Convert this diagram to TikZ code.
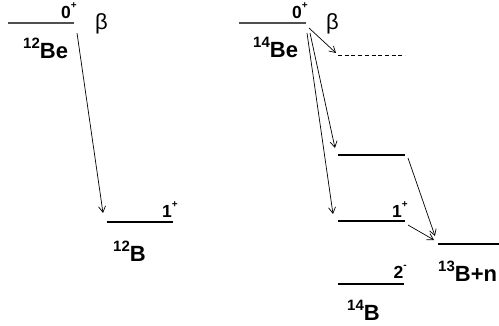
\documentclass[tikz,border=0pt]{standalone}
\usepackage{fontspec}
\setmainfont{Liberation Sans}
\usetikzlibrary{arrows.meta}
\definecolor{gsgray}{RGB}{80,80,80}
\tikzset{
  % levels
  lvl/.style      = {line width=1.2pt, draw=black},
  gslvl/.style    = {line width=1.8pt, draw=gsgray},
  dashlvl/.style  = {line width=1pt, draw=black, dash pattern=on 4pt off 2.7pt},
  % decay arrows
  decay/.style    = {-{Straight Barb[length=6pt,width=7pt]}, line width=0.7pt},
  % labels
  spinlab/.style  = {font=\bfseries\fontsize{17.5}{17.5}\selectfont, inner sep=0pt, anchor=base east},
  nuclab/.style   = {font=\bfseries\fontsize{22}{22}\selectfont, inner sep=0pt, anchor=base west},
  betalab/.style  = {font=\fontsize{22}{22}\selectfont, inner sep=0pt, anchor=base west},
}
\newcommand{\nuc}[2]{\raisebox{10pt}{\fontsize{15}{15}\selectfont #1}#2}
\newcommand{\spinsup}[1]{\raisebox{10pt}{\fontsize{10}{10}\selectfont #1}}

\begin{document}
\begin{tikzpicture}[x=1pt,y=-1pt]
  \useasboundingbox (0,0) rectangle (499,326);
  % 12Be -> 12B
  \coordinate (be12L) at (8,23);
  \coordinate (be12R) at (74,23);
  \coordinate (b12L) at (107,222);
  \coordinate (b12R) at (173,222);
  \draw[gslvl] (be12L) -- (be12R);
  \draw[lvl] (b12L) -- (b12R);
  \node[spinlab] (be12spin) at (77,19) {0\spinsup{+}};
  \node[betalab] (beta12) at (95,30) {β};
  \node[nuclab] (be12lab) at (23,59) {\nuc{12}{Be}};
  \node[spinlab] (b12spin) at (178,218) {1\spinsup{+}};
  \node[nuclab] (b12lab) at (113,262) {\nuc{12}{B}};
  \coordinate (be12src) at (77,33);
  \coordinate (b12dst) at (103,213);
  \draw[decay] (be12src) -- (b12dst);
  % 14Be -> 14B, 13B+n
  \coordinate (be14L) at (239,23);
  \coordinate (be14R) at (306,23);
  \draw[gslvl] (be14L) -- (be14R);
  \coordinate (exdL) at (338,56);
  \coordinate (exdR) at (405,56);
  \draw[dashlvl] (exdL) -- (exdR);
  \coordinate (exaL) at (338,155);
  \coordinate (exaR) at (405,155);
  \draw[lvl] (exaL) -- (exaR);
  \coordinate (exbL) at (338,221);
  \coordinate (exbR) at (405,221);
  \draw[lvl] (exbL) -- (exbR);
  \coordinate (gsL) at (338,284);
  \coordinate (gsR) at (404,284);
  \draw[lvl] (gsL) -- (gsR);
  \coordinate (nL) at (438,244);
  \coordinate (nR) at (499,244);
  \draw[lvl] (nL) -- (nR);
  \node[spinlab] (be14spin) at (308,19) {0\spinsup{+}};
  \node[betalab] (beta14) at (326,30) {β};
  \node[nuclab] (be14lab) at (253,58) {\nuc{14}{Be}};
  \node[spinlab] (exbspin) at (408,218) {1\spinsup{+}};
  \node[spinlab] (gsspin) at (407,279) {2\spinsup{-}};
  \node[nuclab] (b14lab) at (347,321) {\nuc{14}{B}};
  \node[nuclab] (nlab) at (438,282) {\nuc{13}{B+n}};
  % arrows
  \coordinate (src1) at (309,28);
  \coordinate (dst1) at (336,53);
  \coordinate (src2) at (310,33);
  \coordinate (dst2) at (335,148);
  \coordinate (src3) at (307,33);
  \coordinate (dst3) at (333,214);
  \coordinate (src4) at (408,158);
  \coordinate (dst4) at (435,236);
  \coordinate (src5) at (408,225);
  \coordinate (dst5) at (434,240);
  \draw[decay] (src1) -- (dst1);
  \draw[decay] (src2) -- (dst2);
  \draw[decay] (src3) -- (dst3);
  \draw[decay] (src4) -- (dst4);
  \draw[decay] (src5) -- (dst5);
\end{tikzpicture}
\end{document}
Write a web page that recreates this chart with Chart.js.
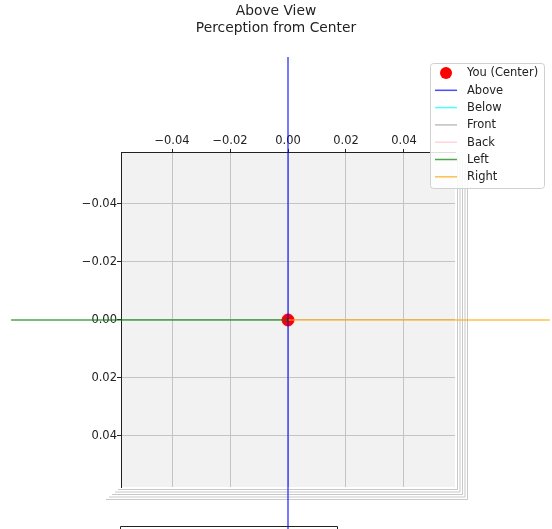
<!DOCTYPE html>
<html>
<head>
<meta charset="utf-8">
<script src="https://cdn.jsdelivr.net/npm/chart.js@4/dist/chart.umd.min.js"></script>
<style>
  html, body { margin:0; padding:0; background:#fff; }
  #wrap { width:552px; height:529px; }
</style>
</head>
<body>
<div id="wrap"><canvas id="view_chart" width="552" height="529"></canvas></div>
<script>
// 값은 그림에서 읽은 추정치
const titleLines = ["Above View", "Perception from Center"];
const xTicks = [-0.04, -0.02, 0.00, 0.02, 0.04];
const yTicks = [-0.04, -0.02, 0.00, 0.02, 0.04];
const axisMin = -0.0576;
const axisMax = 0.0576;

const seriesLabels = ["You (Center)", "Above", "Below", "Front", "Back", "Left", "Right"];
const seriesColors = ["#ff0000", "rgba(0,0,255,0.7)", "rgba(0,255,255,0.7)", "rgba(128,128,128,0.5)",
                      "rgba(255,192,203,0.7)", "rgba(0,128,0,0.7)", "rgba(255,165,0,0.7)"];

const centerX = [0];
const centerY = [0];
const aboveX = [0, 0];
const aboveY = [-0.0907, 0.075];
const belowX = [];
const belowY = [];
const frontX = [];
const frontY = [];
const backX = [];
const backY = [];
const leftX = [-0.0955, 0];
const leftY = [0, 0];
const rightX = [0, 0.0903];
const rightY = [0, 0];

function pts(xs, ys){
    let arr = new Array();
    for(let i=0; i<xs.length; i++){
        arr.push({x:xs[i], y:ys[i]});
    }
    return arr;
}

function fmt(v){
    return v.toFixed(2).replace("-", "\u2212");
}

const font = "'DejaVu Sans', 'Liberation Sans', sans-serif";

// 3D 패널 배경과 깊이 테두리
const panePlugin = {
    id:"pane",
    beforeDraw(chart){
        let c = chart.ctx, a = chart.chartArea;
        c.save();
        c.fillStyle = "#f2f2f2";
        c.fillRect(a.left, a.top, a.right - a.left, a.bottom - a.top);
        c.strokeStyle = "#c8c8c8";
        c.lineWidth = 1;
        for(let i=1; i<=5; i++){
            c.beginPath();
            c.moveTo(a.left - 3*i, a.bottom + 2.5*i);
            c.lineTo(a.right + 2.5*i, a.bottom + 2.5*i);
            c.lineTo(a.right + 2.5*i, a.top + 2.5*i);
            c.stroke();
        }
        c.restore();
    },
    afterDraw(chart){
        let c = chart.ctx, a = chart.chartArea;
        c.save();
        // 아래쪽에 잘린 다음 서브플롯 테두리
        c.strokeStyle = "#222";
        c.lineWidth = 1;
        c.beginPath();
        c.moveTo(a.left - 0.5, chart.height + 1);
        c.lineTo(a.left - 0.5, chart.height - 2.5);
        c.lineTo(337.5, chart.height - 2.5);
        c.lineTo(337.5, chart.height + 1);
        c.stroke();

        // 범례
        let x0 = chart.width - 122, y0 = 63, w = 114, h = 125;
        c.fillStyle = "rgba(255,255,255,0.85)";
        c.strokeStyle = "#d0d0d0";
        c.beginPath();
        c.roundRect(x0 + 0.5, y0 + 0.5, w, h, 3);
        c.fill();
        c.stroke();
        c.font = "11.5px " + font;
        c.textBaseline = "middle";
        c.textAlign = "left";
        let ds = chart.data.datasets;
        for(let i=0; i<ds.length; i++){
            let yy = y0 + 10 + i*17.3;
            if(i == 0){
                c.fillStyle = ds[i].backgroundColor;
                c.beginPath();
                c.arc(x0 + 16, yy, 6, 0, Math.PI*2);
                c.fill();
            } else {
                c.strokeStyle = ds[i].borderColor;
                c.lineWidth = 1.5;
                c.beginPath();
                c.moveTo(x0 + 5, yy);
                c.lineTo(x0 + 27, yy);
                c.stroke();
            }
            c.fillStyle = "#222";
            c.fillText(ds[i].label, x0 + 37, yy + 0.5);
        }
        c.restore();
    }
};

let ctx = document.getElementById("view_chart");
let view_chart = new Chart(ctx, {
    type:"scatter",
    plugins:[panePlugin],
    data:{
        datasets:[
            { label:seriesLabels[0], data:pts(centerX, centerY), backgroundColor:seriesColors[0],
              borderColor:seriesColors[0], pointRadius:6, order:10 },
            { label:seriesLabels[1], data:pts(aboveX, aboveY), borderColor:seriesColors[1], showLine:true,
              borderWidth:1.5, pointRadius:0, clip:false, order:1 },
            { label:seriesLabels[2], data:pts(belowX, belowY), borderColor:seriesColors[2], showLine:true,
              borderWidth:1.5, pointRadius:0, clip:false, order:2 },
            { label:seriesLabels[3], data:pts(frontX, frontY), borderColor:seriesColors[3], showLine:true,
              borderWidth:1.5, pointRadius:0, clip:false, order:2 },
            { label:seriesLabels[4], data:pts(backX, backY), borderColor:seriesColors[4], showLine:true,
              borderWidth:1.5, pointRadius:0, clip:false, order:2 },
            { label:seriesLabels[5], data:pts(leftX, leftY), borderColor:seriesColors[5], showLine:true,
              borderWidth:1.5, pointRadius:0, clip:false, order:1 },
            { label:seriesLabels[6], data:pts(rightX, rightY), borderColor:seriesColors[6], showLine:true,
              borderWidth:1.5, pointRadius:0, clip:false, order:1 }
        ]
    },
    options:{
        responsive:false,
        animation:false,
        layout:{ padding:{ left:0, right:0, top:0, bottom:42 } },
        plugins:{
            legend:{ display:false },
            tooltip:{ enabled:false },
            title:{
                display:true,
                text:titleLines,
                color:"#222",
                font:{ family:font, size:13.8, weight:"normal", lineHeight:1.23 },
                padding:{ top:2.5, bottom:0 }
            }
        },
        scales:{
            x:{
                type:"linear",
                position:"top",
                min:axisMin,
                max:axisMax,
                afterBuildTicks:function(axis){
                    axis.ticks = xTicks.map(v => ({value:v}));
                },
                afterFit:function(axis){
                    axis.height = 153 - 36.5;
                },
                ticks:{ color:"#222", font:{ family:font, size:11.5 }, padding:1, maxRotation:0,
                        callback:function(v){ return fmt(v); } },
                grid:{ color:"#c4c4c4", lineWidth:1, tickLength:4, tickColor:"#222" },
                border:{ display:true, color:"#222", width:1 }
            },
            y:{
                type:"linear",
                reverse:true,
                min:axisMin,
                max:axisMax,
                afterBuildTicks:function(axis){
                    axis.ticks = yTicks.map(v => ({value:v}));
                },
                afterFit:function(axis){
                    axis.width = 121;
                },
                ticks:{ color:"#222", font:{ family:font, size:11.5 }, padding:0,
                        callback:function(v){ return fmt(v); } },
                grid:{ color:"#c4c4c4", lineWidth:1, tickLength:4, tickColor:"#222" },
                border:{ display:true, color:"#222", width:1 }
            },
            // 오른쪽 여백용 빈 축
            yRight:{
                type:"linear",
                position:"right",
                min:axisMin,
                max:axisMax,
                afterFit:function(axis){
                    axis.width = 97;
                },
                ticks:{ display:false },
                grid:{ drawOnChartArea:false, drawTicks:false, display:false },
                border:{ display:false }
            }
        }
    }
});
</script>
</body>
</html>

- Required task:
Filter the entries and copy out every line with the word "this".

- Final result:
Convert this diagram to TikZ code.
Write a web page that recreates this chart with Chart.js.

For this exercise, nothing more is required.